Avoid overhead irrigation to susceptible plants or water in the early morning hours.
Maintain proper plant spacing, prune canopy and position plants in landscape sites that promote drying of the foliage.
Powdery mildew has similar symptoms on all plant species affected and result in a grayish-white powdery coating. This coating is the fungus growing on the leaf surface. While powdery mildew occurs on many plant species in the landscape, most of the powdery mildew fungi have a very narrow host range and attack only closely related plant. Unlike other foliar pathogens, powdery mildew fungi are not favored by long periods of leaf wetness. This pathogen does need high humidity, however, which is one reason it is observed more in shaded areas of the landscape.
Management of Powdery Mildew Fungi:
Select resistant cultivars and species.
Position susceptible plants in sunny locations in the landscape.
Avoid excessive nitrogen fertilization.
Fungicide applications (many labeled for this disease).
CROWN AND ROOT ROTS
Virtually all landscape plants have problems with crown and root rot. Crown and root rots are favored by conditions that maintain high soil moisture. This most often is due to poor soil condition (e.g. high clay content when sites are excavated and prepared for the construction of new developments and facilities). Another factor which leads to crown and root rot is over watering or positioning plants in wet zones (e.g. drainage areas or water-pooling locations). Mechanical damage to the crown also predisposes plants to crown and root rot. Crown damage can occur as a result of freezing and thawing and insect injury. Crown and root rot often are caused by fungi that are in the soil and exist in most landscapes, waiting opportunistically for a stressed or damaged plant. In addition, crown and root rot can be introduced with some plant materials. Examples of introduced crown and root rots are hosta crown rot (S. rolfsii) and Phytophthora root rots of many ornamentals.
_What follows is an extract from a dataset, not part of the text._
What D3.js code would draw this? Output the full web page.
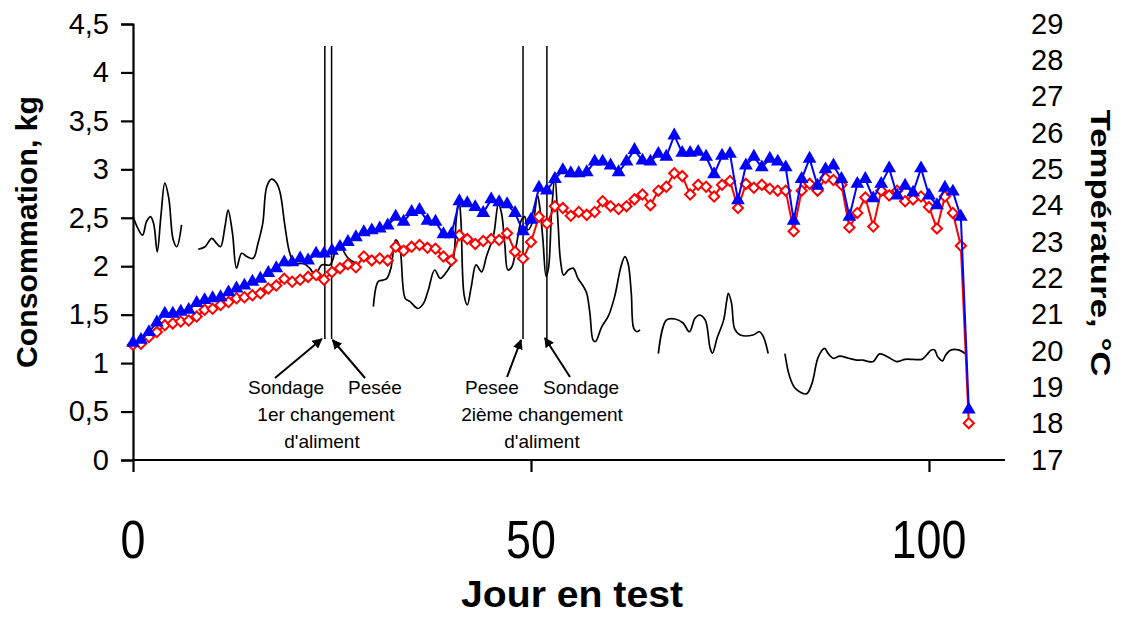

Management of Crown and Root Rots:
Avoid introduced disease problems by inspecting purchased plants.
Avoid over-watering plants.
Avoid locating plants near drainage areas.
Modify soil to achieve adequate drainage.
Mulch susceptible plants in cooler climates to avoid crown injury from freezing and thawing.
Maintain good control of root and crown feeding insects.
Fungicide drenches may be needed (most labeled for Phytophthora and Pythium diseases).
VIRAL AND PHYTOPLASMA DISEASES
Many common landscape ornamentals are vegetatively propagated. Vegetative propagation allows for the maintenance of many of the common systemic infections by viruses and phytoplasmas. Viruses and phytoplasmas are very small and are not visible with the unaided eye. These pathogens move with plant sap and cannot be eliminated from plant materials once they are infected. Even the seeds from infected plants should be avoided because some viruses are highly seed-transmitted. Therefore, viral diseases should be aggressively managed by eliminating the source and spread of the virus when possible. Elimination of the source is achieved by planting virus-free plant material. Insect vectors spread many plant viruses. Therefore, controlling insect vector populations and rouging out infected plants reduces the spread of plant virues.
Aster yellows in coneflower is an example of a common phytoplasma disease in the landscape. As with most of these systemic infections, the terminal growth is altered in some way. For coneflowers infected with a phytoplasma, the flower becomes distorted and develops clusters of small leaves.
Management of Viral and Phytoplasma Diseases:
Select resistant cultivars and species not affected by common viral and phytoplasma problems.
Utilize plant material from reputable sources that are virus free.
Control insect vectors for diseases indicated to have significant insect vector populations present.
Rogue out infected plants to avoid spread in landscape.
Disinfect pruning equipment between high value plants in the landscape.
Loren J. Giesler is an extension plant pathologist for the University of Nebraska (Lincoln, Neb.).